Address
- 308 Meguzee Point Road Elk Rapids, Antrim County, Michigan, 49629 United States
- Coordinates: 44°53′45″N 85°24′38″W﻿ / ﻿44.89583°N 85.41056°W

District information
- Type: Public school district
- Motto: Where excellence is a tradition!
- Grades: Pre-Kindergarten-12
- President: Jennifer Brown
- Superintendent: Bryan McKenna
- Schools: 4
- Budget: $31,822,000 2022-2023 expenditures
- NCES District ID: 2613050

Students and staff
- Students: 949 (2024-2025)
- Teachers: 53.11 (on an FTE basis) (2024-2025)
- Staff: 123.7 FTE (2024-2025)
- Student–teacher ratio: 17.87 (2024-2025)
- District mascot: Elk
- Colors: Orange and Black

Other information
- Website: www.erschools.com

= Elk Rapids Schools =

School district in Michigan

Elk Rapids Schools is a public school district in Northern Michigan. In Antrim County, it serves Elk Rapids, Elk Rapids Township, Milton Township, and part of Torch Lake Township. In Kalkaska County, it serves parts of Clearwater Township. In Grand Traverse County, it serves parts of the townships of Acme and Whitewater. It is part of the intermediate school district Northwest Education Services.

==History==
The cornerstone of the current high school was laid on September 5, 1970 by members of the Grand Lodge of Free and Accepted Masons of Michigan. As part of the bond issue passed in November 2020, additions were built at the high school and much of Cherryland Middle School was rebuilt.

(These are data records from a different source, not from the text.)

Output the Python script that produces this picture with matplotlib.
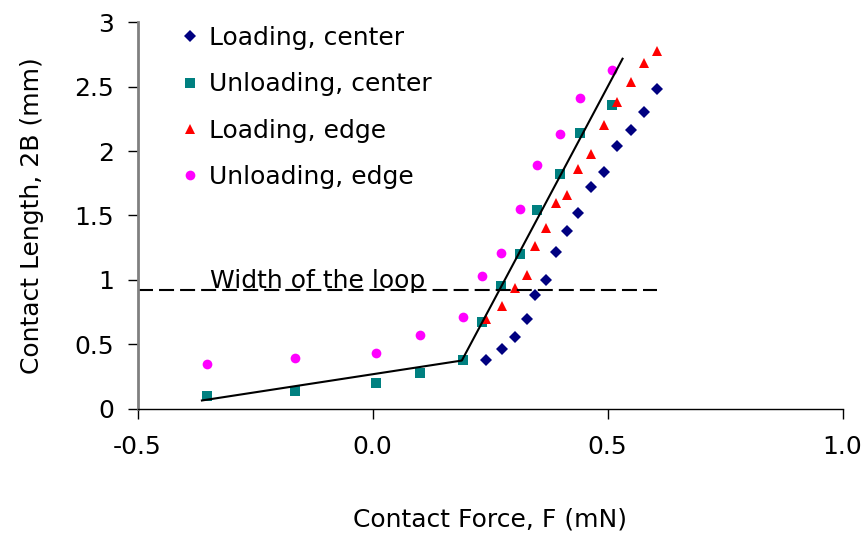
import matplotlib
matplotlib.use("Agg")
import matplotlib.pyplot as plt

plt.rcParams['font.family'] = ['DejaVu Sans']

# contact force (mN) at each measuring step
force_loading = [0.241, 0.275, 0.303, 0.328, 0.346, 0.370, 0.390, 0.414,
                 0.437, 0.465, 0.492, 0.520, 0.549, 0.578, 0.606]
force_unloading = [-0.352, -0.165, 0.007, 0.102, 0.192, 0.232, 0.273,
                   0.313, 0.349, 0.398, 0.441, 0.510]

# contact length 2B (mm)
len_loading_center = [0.38, 0.46, 0.56, 0.70, 0.88, 1.00, 1.22, 1.38,
                      1.52, 1.72, 1.84, 2.04, 2.16, 2.30, 2.48]
len_unloading_center = [0.10, 0.14, 0.20, 0.28, 0.38, 0.67, 0.95, 1.20,
                        1.54, 1.82, 2.14, 2.36]
len_loading_edge = [0.70, 0.80, 0.94, 1.04, 1.26, 1.40, 1.60, 1.66,
                    1.86, 1.98, 2.20, 2.38, 2.54, 2.68, 2.78]
len_unloading_edge = [0.35, 0.39, 0.43, 0.57, 0.71, 1.03, 1.21, 1.55,
                      1.89, 2.13, 2.41, 2.63]

# two-segment fit through the unloading data
fit_x = [-0.363, 0.190, 0.532]
fit_y = [0.064, 0.374, 2.717]

# width of the loop
loop_x = [-0.5, 0.605]
loop_y = [0.925, 0.925]

fig = plt.figure(figsize=(8.65, 5.38), dpi=100)
ax = fig.add_axes([0.159, 0.2403, 0.815, 0.7183])

ms = dict(linestyle='none', markeredgewidth=0)
ax.plot(force_loading, len_loading_center, marker='D', markersize=6.2,
        color='#000080', label='Loading, center', **ms)
ax.plot(force_unloading, len_unloading_center, marker='s', markersize=7.6,
        color='#008080', label='Unloading, center', **ms)
ax.plot(force_loading, len_loading_edge, marker='^', markersize=7.8,
        color='#FF0000', label='Loading, edge', **ms)
ax.plot(force_unloading, len_unloading_edge, marker='o', markersize=7.0,
        color='#FF00FF', label='Unloading, edge', **ms)

ax.plot(fit_x, fit_y, color='black', linewidth=1.5)
ax.plot(loop_x, loop_y, color='black', linewidth=1.5, dashes=(7.2, 2.9))
ax.text(-0.345, 0.935, 'Width of the loop', fontsize=18, va='baseline')

ax.set_xlim(-0.5, 1.0)
ax.set_ylim(0, 3)
ax.set_xticks([-0.5, 0.0, 0.5, 1.0])
ax.set_xticklabels(['-0.5', '0.0', '0.5', '1.0'])
ax.set_yticks([0, 0.5, 1, 1.5, 2, 2.5, 3])
ax.set_yticklabels(['0', '0.5', '1', '1.5', '2', '2.5', '3'])
ax.tick_params(axis='both', labelsize=18, length=7, width=1, color='black')
ax.tick_params(axis='x', pad=12)
ax.tick_params(axis='y', pad=10)

ax.spines['top'].set_visible(False)
ax.spines['right'].set_visible(False)
ax.spines['left'].set_color('#808080')
ax.spines['left'].set_linewidth(2)
ax.spines['bottom'].set_color('black')
ax.spines['bottom'].set_linewidth(1)

ax.set_xlabel('Contact Force, F (mN)', fontsize=18, labelpad=35)
ax.set_ylabel('Contact Length, 2B (mm)', fontsize=18, labelpad=22)

ax.legend(loc='upper left', bbox_to_anchor=(0.029, 1.048), frameon=False,
          fontsize=18, handlelength=0.8, handletextpad=0.36,
          labelspacing=0.89, numpoints=1)

fig.savefig('out.png', dpi=100)
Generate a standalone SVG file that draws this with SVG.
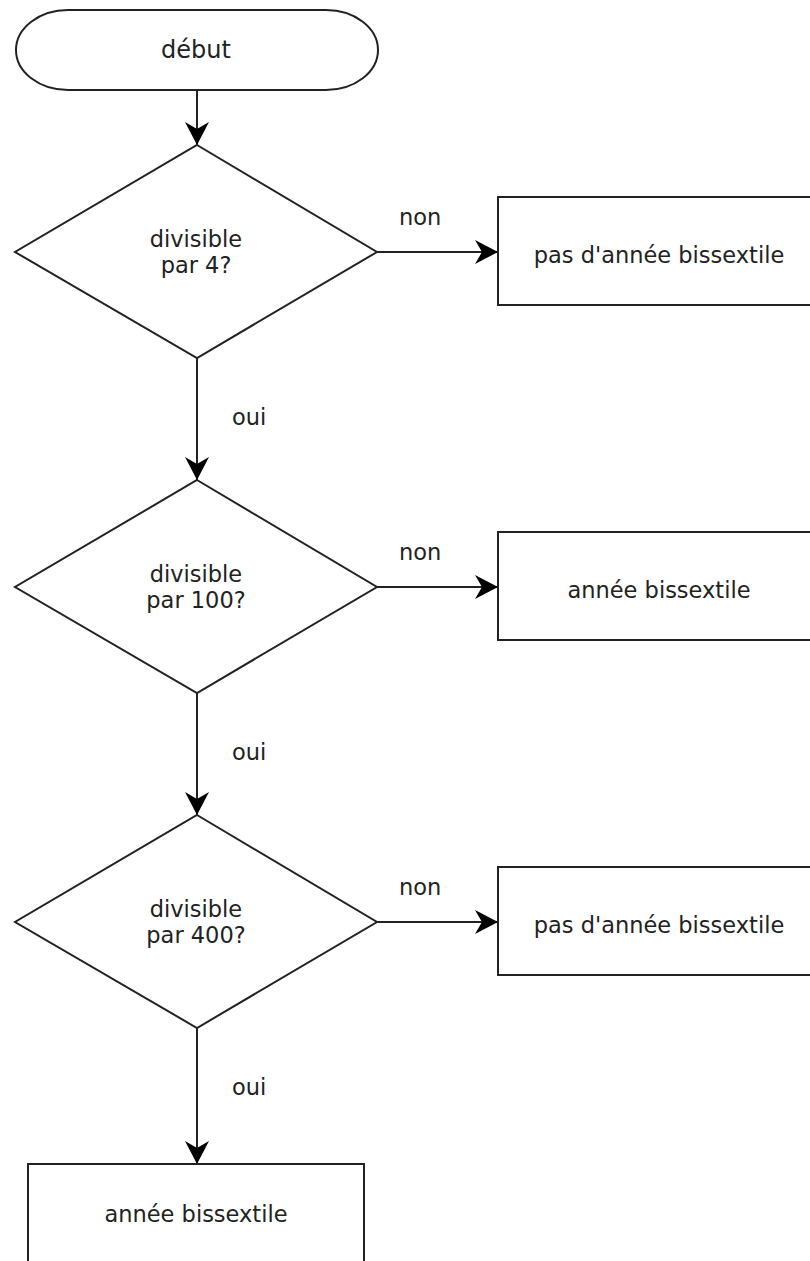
<svg xmlns="http://www.w3.org/2000/svg" width="810" height="1261" viewBox="0 0 810 1261">
  <style>
    .shape { fill: #ffffff; stroke: #222222; stroke-width: 2; }
    .edge { fill: none; stroke: #222222; stroke-width: 2; }
    .label { font-family: "DejaVu Sans", "Liberation Sans", sans-serif; font-size: 22.5px; fill: #222222; text-anchor: middle; }
    .edge-label { font-family: "DejaVu Sans", "Liberation Sans", sans-serif; font-size: 22.5px; fill: #222222; text-anchor: start; }
  </style>
  <defs>
    <marker id="arrow" markerUnits="userSpaceOnUse" markerWidth="26" markerHeight="26" viewBox="-24 -13 26 26" refX="0" refY="0" orient="auto">
      <path d="M0,0 L-23,-12 L-16,0 L-23,12 Z" fill="#000000"/>
    </marker>
  </defs>

  <rect width="810" height="1261" fill="#ffffff"/>

  <!-- connectors -->
  <g id="connectors">
    <path class="edge" d="M197,90 L197,145" marker-end="url(#arrow)"/>
    <path class="edge" d="M377,252 L498,252" marker-end="url(#arrow)"/>
    <path class="edge" d="M197,358 L197,480" marker-end="url(#arrow)"/>
    <path class="edge" d="M377,587 L498,587" marker-end="url(#arrow)"/>
    <path class="edge" d="M197,693 L197,815" marker-end="url(#arrow)"/>
    <path class="edge" d="M377,922 L498,922" marker-end="url(#arrow)"/>
    <path class="edge" d="M197,1028 L197,1164" marker-end="url(#arrow)"/>
    <text class="edge-label" x="399" y="225">non</text>
    <text class="edge-label" x="232" y="425">oui</text>
    <text class="edge-label" x="399" y="560">non</text>
    <text class="edge-label" x="232" y="760">oui</text>
    <text class="edge-label" x="399" y="895">non</text>
    <text class="edge-label" x="232" y="1095">oui</text>
  </g>

  <!-- start -->
  <g id="start">
    <rect class="shape" x="16" y="10" width="362" height="80" rx="52" ry="40"/>
    <text class="label" x="196" y="58" style="font-size:24px">début</text>
  </g>

  <!-- decision: divisible by 4 -->
  <g id="check4">
    <polygon class="shape" points="197,145 377,252 197,358 15,252"/>
    <text class="label" x="196" y="247">divisible</text>
    <text class="label" x="196" y="273">par 4?</text>
  </g>
  <g id="result1">
    <rect class="shape" x="498" y="197" width="324" height="108"/>
    <text class="label" x="659" y="263">pas d'année bissextile</text>
  </g>

  <!-- decision: divisible by 100 -->
  <g id="check100">
    <polygon class="shape" points="197,480 377,587 197,693 15,587"/>
    <text class="label" x="196" y="582">divisible</text>
    <text class="label" x="196" y="608">par 100?</text>
  </g>
  <g id="result2">
    <rect class="shape" x="498" y="532" width="324" height="108"/>
    <text class="label" x="659" y="598">année bissextile</text>
  </g>

  <!-- decision: divisible by 400 -->
  <g id="check400">
    <polygon class="shape" points="197,815 377,922 197,1028 15,922"/>
    <text class="label" x="196" y="917">divisible</text>
    <text class="label" x="196" y="943">par 400?</text>
  </g>
  <g id="result3">
    <rect class="shape" x="498" y="867" width="324" height="108"/>
    <text class="label" x="659" y="933">pas d'année bissextile</text>
  </g>

  <!-- final outcome -->
  <g id="result4">
    <rect class="shape" x="28" y="1164" width="336" height="108"/>
    <text class="label" x="196" y="1222">année bissextile</text>
  </g>
</svg>
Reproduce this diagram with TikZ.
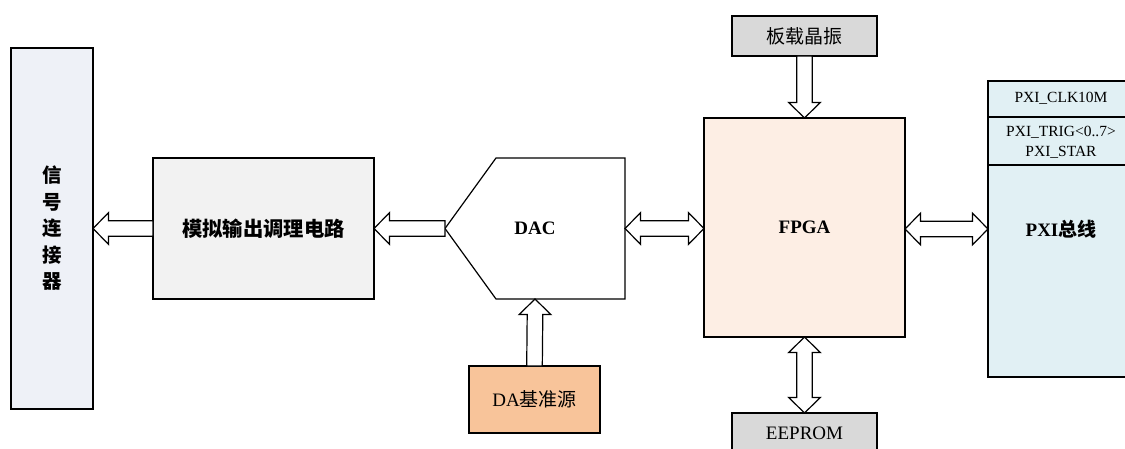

Because of declining enrollment and the corresponding drop in funding revenue, in 2023 the district considered turning Mill Creek Elementary into a public charter school. Currently, the school is a charter school known as Mill Creek Academy.

==Schools==

Schools in Elk Rapids Schools district
| School | Address | Notes |
|---|---|---|
| Elk Rapids High School | 308 Meguzee Point Rd., Elk Rapids | Grades 9-12 |
| Cherryland Middle School | 707 E. Third Street, Elk Rapids | Grades 6-8 |
| Lakeland Elementary School | 616 Buckley Street, Elk Rapids | Grades PreK-5 |
| Sunrise Academy | 308 Meguzee Point Rd., Elk Rapids | Alternative high school |

==Additional facilities==
As a member of Northwest Education Services, Elk Rapids students have access to Northwest Educational Services facilities. Some high school students attend the Northwest Education Services Career Tech, a career and technical education school located in Traverse City.